What goes around comes around. Stupidity is what got Roger Clemens into this mess and, for now; stupidity has gotten him out of the mess.

Roger Clemens didn’t have to testify in front of Congress. His Roger Goodell sized ego and James Harrison like stupidity told him to lie in front of congress. Sorry, allegedly lie.

Steroids in baseball aren’t a big issue in the grand scheme of the world. Aids, murders, poverty should probably be put ahead of cheating in a game. However, lying under oath isn’t something to be taken lightly.

It’s a shame that two guys could get off scot-free for perjuring.

Regular readers of mine know that I hate steroids with a passion. The fact that everyone was doing it is no excuse. What if everyone was jumping off a cliff? That’s what Mom teaches you when you’re 10. I hated to see Barry Bonds get off without even a slap on the wrist.

This is not about steroids though.

Related: Musings on the 2011 Hall of Fame Class

Baseball is a game. However, when the government gets involved the game becomes life. The consequences of your actions are no longer within the game. Barry Bonds and Roger Clemens supposedly understood what was happening and proceeded accordingly.

Bonds’ trial has been called a waste of the taxpayer’s money by many. The Roger Clemens trial is facing the same criticism on top of the potential for a second trial costing more money. Nevertheless, just because the issue involved is about a game doesn’t mean that the law shouldn’t be enforced. There are bigger issues in the world but perjuring under these circumstances is hardly different from lying under oath at a murder trial.

It’s a sham that Roger Clemens could get off scot-free because of an inexcusable mishap. Maybe the prosecution misremembered that the evidence they presented was deemed inadmissible?

Clemens’ situation is far different from Bonds’. He wasn’t subject to an investigation. Clemens wanted to throw the middle finger to the world by testifying. He wanted prove to the haters that he wasn’t on steroids. He thought he could make a mockery out of the system to repair his image.
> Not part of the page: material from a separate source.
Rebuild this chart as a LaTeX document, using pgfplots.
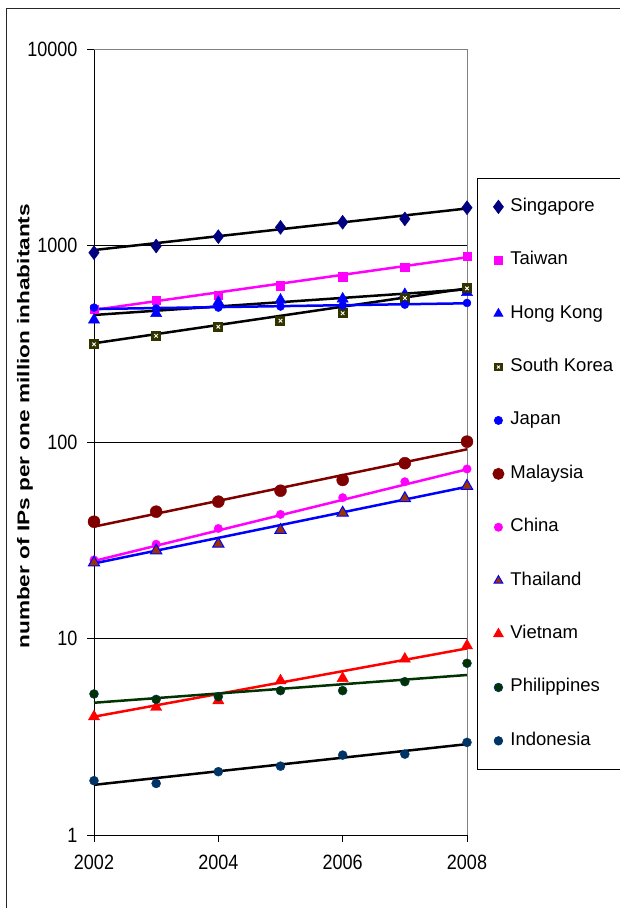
\documentclass[border=0pt]{standalone}
\usepackage{fontspec}
\setmainfont{Liberation Sans}
\usepackage{pgfplots}
\pgfplotsset{compat=1.18}
\definecolor{sgnavy}{HTML}{000080}
\definecolor{mag}{HTML}{FF00FF}
\definecolor{skolive}{HTML}{333300}
\definecolor{mydarkred}{HTML}{800000}
\definecolor{thbrown}{HTML}{993300}
\definecolor{phgreen}{HTML}{003300}
\definecolor{idnavy}{HTML}{003366}
\pgfdeclareplotmark{sqx}{%
 \pgfpathrectangle{\pgfqpoint{-\pgfplotmarksize}{-\pgfplotmarksize}}{\pgfqpoint{2\pgfplotmarksize}{2\pgfplotmarksize}}%
 \pgfsetfillcolor{skolive}\pgfusepath{fill}%
 \pgfsetstrokecolor{white}\pgfsetlinewidth{0.9pt}%
 \pgfpathmoveto{\pgfqpoint{-0.35\pgfplotmarksize}{-0.35\pgfplotmarksize}}%
 \pgfpathlineto{\pgfqpoint{0.35\pgfplotmarksize}{0.35\pgfplotmarksize}}%
 \pgfpathmoveto{\pgfqpoint{-0.35\pgfplotmarksize}{0.35\pgfplotmarksize}}%
 \pgfpathlineto{\pgfqpoint{0.35\pgfplotmarksize}{-0.35\pgfplotmarksize}}%
 \pgfusepath{stroke}}
\newcommand{\tl}[1]{\scalebox{1}[1.15]{#1}}
\begin{document}
\begin{tikzpicture}[x=1pt,y=1pt]
\useasboundingbox (0,0) rectangle (620,908);
\fill[white] (0,0) rectangle (620,908);
\draw[line width=1.8pt, black!85] (6.5,0) -- (6.5,899.5) -- (630,899.5);
\begin{axis}[
 at={(94pt,73pt)}, anchor=south west,
 scale only axis, width=373pt, height=786pt,
 ymode=log, xmin=2002, xmax=2008, ymin=1, ymax=10000,
 axis x line*=bottom, axis y line*=left,
 axis line style={black, line width=0.9pt},
 xtick={2002,2004,2006,2008}, xticklabels={\tl{2002},\tl{2004},\tl{2006},\tl{2008}},
 ytick={1,10,100,1000,10000}, yticklabels={\tl{1},\tl{10},\tl{100},\tl{1000},\tl{10000}},
 yminorticks=false,
 tick style={black, line width=0.9pt},
 tick align=outside, major tick length=7pt,
 ymajorgrids, major grid style={black, line width=0.9pt},
 tick label style={font=\fontsize{18}{20}\selectfont},
 xticklabel style={yshift=-10pt},
 yticklabel style={xshift=-6pt},
 ylabel={\scalebox{1.33}[1]{\bfseries\fontsize{17}{20}\selectfont number of IPs per one million inhabitants}},
 ylabel style={at={(axis description cs:-0.185,0.52)}, anchor=center},
 clip=false,
 legend cell align=left,
 legend style={at={(axis description cs:1.0268,0.836)}, anchor=north west, draw=black, line width=0.9pt,
   inner xsep=15pt, inner ysep=20pt, row sep=36.4pt, column sep=6pt,
   font=\fontsize{18.5}{20}\selectfont,
   nodes={inner sep=0pt, text height=13pt, text depth=4pt}},
 legend image code/.code={\path[draw=none,fill=none] (0pt,-3pt) rectangle (12pt,3pt); \draw[#1] plot coordinates {(6pt,0pt)};},
]
% legend images
\addlegendimage{only marks, mark=diamond*, mark size=6.5pt, color=sgnavy}
\addlegendentry{Singapore}
\addlegendimage{only marks, mark=square*, mark size=3.8pt, color=mag}
\addlegendentry{Taiwan}
\addlegendimage{only marks, mark=triangle*, mark size=5pt, color=blue}
\addlegendentry{Hong Kong}
\addlegendimage{only marks, mark=sqx, mark size=4.2pt, color=skolive}
\addlegendentry{South Korea}
\addlegendimage{only marks, mark=*, mark size=4pt, color=blue}
\addlegendentry{Japan}
\addlegendimage{only marks, mark=*, mark size=5.5pt, color=mydarkred}
\addlegendentry{Malaysia}
\addlegendimage{only marks, mark=*, mark size=4pt, color=mag}
\addlegendentry{China}
\addlegendimage{only marks, mark=triangle*, mark size=5pt, mark options={fill=thbrown, draw=blue, line width=1pt}}
\addlegendentry{Thailand}
\addlegendimage{only marks, mark=triangle*, mark size=5.5pt, color=red}
\addlegendentry{Vietnam}
\addlegendimage{only marks, mark=*, mark size=4.2pt, mark options={fill=phgreen, draw=idnavy}}
\addlegendentry{Philippines}
\addlegendimage{only marks, mark=*, mark size=4.2pt, color=idnavy}
\addlegendentry{Indonesia}
% markers
\addplot[forget plot, only marks, mark=diamond*, mark size=7pt, color=sgnavy] coordinates {(2002,919)(2003,994)(2004,1109)(2005,1237)(2006,1313)(2007,1365)(2008,1557)};
\addplot[forget plot, only marks, mark=square*, mark size=4.2pt, color=mag] coordinates {(2002,473)(2003,528)(2004,560)(2005,625)(2006,694)(2007,774)(2008,885)};
\addplot[forget plot, only marks, mark=triangle*, mark size=6.5pt, color=blue] coordinates {(2002,418)(2003,451)(2004,515)(2005,528)(2006,535)(2007,564)(2008,577)};
\addplot[forget plot, only marks, mark=sqx, mark size=5pt, color=skolive] coordinates {(2002,314)(2003,347)(2004,386)(2005,414)(2006,452)(2007,540)(2008,605)};
\addplot[forget plot, only marks, mark=*, mark size=4pt, color=blue] coordinates {(2002,483)(2003,478)(2004,483)(2005,489)(2006,496)(2007,500)(2008,510)};
\addplot[forget plot, only marks, mark=*, mark size=6pt, color=mydarkred] coordinates {(2002,39.3)(2003,44.2)(2004,49.7)(2005,56.5)(2006,64.1)(2007,78)(2008,100.4)};
\addplot[forget plot, only marks, mark=*, mark size=4.2pt, color=mag] coordinates {(2002,25.1)(2003,30.2)(2004,36.3)(2005,42.8)(2006,52.1)(2007,62.8)(2008,72.9)};
\addplot[forget plot, only marks, mark=triangle*, mark size=6.5pt, mark options={fill=thbrown, draw=blue, line width=1pt}] coordinates {(2002,24.3)(2003,28.0)(2004,30.3)(2005,35.6)(2006,43.6)(2007,51.7)(2008,59.7)};
\addplot[forget plot, only marks, mark=triangle*, mark size=6.5pt, color=red] coordinates {(2002,4.0)(2003,4.47)(2004,4.83)(2005,6.10)(2006,6.27)(2007,7.87)(2008,9.19)};
\addplot[forget plot, only marks, mark=*, mark size=4.5pt, mark options={fill=phgreen, draw=idnavy}] coordinates {(2002,5.22)(2003,4.90)(2004,5.06)(2005,5.43)(2006,5.43)(2007,6.03)(2008,7.48)};
\addplot[forget plot, only marks, mark=*, mark size=4.5pt, color=idnavy] coordinates {(2002,1.89)(2003,1.83)(2004,2.10)(2005,2.24)(2006,2.55)(2007,2.58)(2008,2.96)};
% trend lines
\addplot[forget plot, no marks, black, line width=2.5pt] coordinates {(2002,948)(2008,1543)};
\addplot[forget plot, no marks, mag, line width=2.5pt] coordinates {(2002,470)(2008,871)};
\addplot[forget plot, no marks, black, line width=2.5pt] coordinates {(2002,443)(2008,598)};
\addplot[forget plot, no marks, black, line width=2.5pt] coordinates {(2002,318)(2008,605)};
\addplot[forget plot, no marks, blue, line width=2.5pt] coordinates {(2002,475)(2008,508)};
\addplot[forget plot, no marks, mydarkred, line width=2.5pt] coordinates {(2002,37.1)(2008,91.8)};
\addplot[forget plot, no marks, mag, line width=2.5pt] coordinates {(2002,24.8)(2008,72.6)};
\addplot[forget plot, no marks, blue, line width=2.5pt] coordinates {(2002,24.1)(2008,59.2)};
\addplot[forget plot, no marks, red, line width=2.5pt] coordinates {(2002,4.0)(2008,8.9)};
\addplot[forget plot, no marks, phgreen, line width=2.5pt] coordinates {(2002,4.71)(2008,6.52)};
\addplot[forget plot, no marks, black, line width=2.5pt] coordinates {(2002,1.80)(2008,2.90)};
\draw[gray, line width=0.9pt] (rel axis cs:0,1) -- (rel axis cs:1,1) -- (rel axis cs:1,0);
\end{axis}
\end{tikzpicture}
\end{document}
He flat out lied to a panel of Congressmen and got caught in a web of misremembers.

He ought to be punished for it.

At this point it isn’t personal. Roger Clemens disgusts me but that isn’t why he should be punished or why the prosecution should continue pushing for a re-trial. The law is the law. Perjury is a felony.
He didn’t simply lie to the media about steroids like so many have. Lying publicly about the issue is child’s play. Roger Clemens’ mind was on the school grounds playing cops and robbers. He didn’t realize what he had gotten himself into.

Marion Jones was sent to prison after insurmountable evidence finally forced her admission of guilt. She lied to a federal grand jury and spent 6 months in prison for it.

That didn’t happen to Barry Bonds.

It will be a shame if Roger Clemens also finds his way off the hook.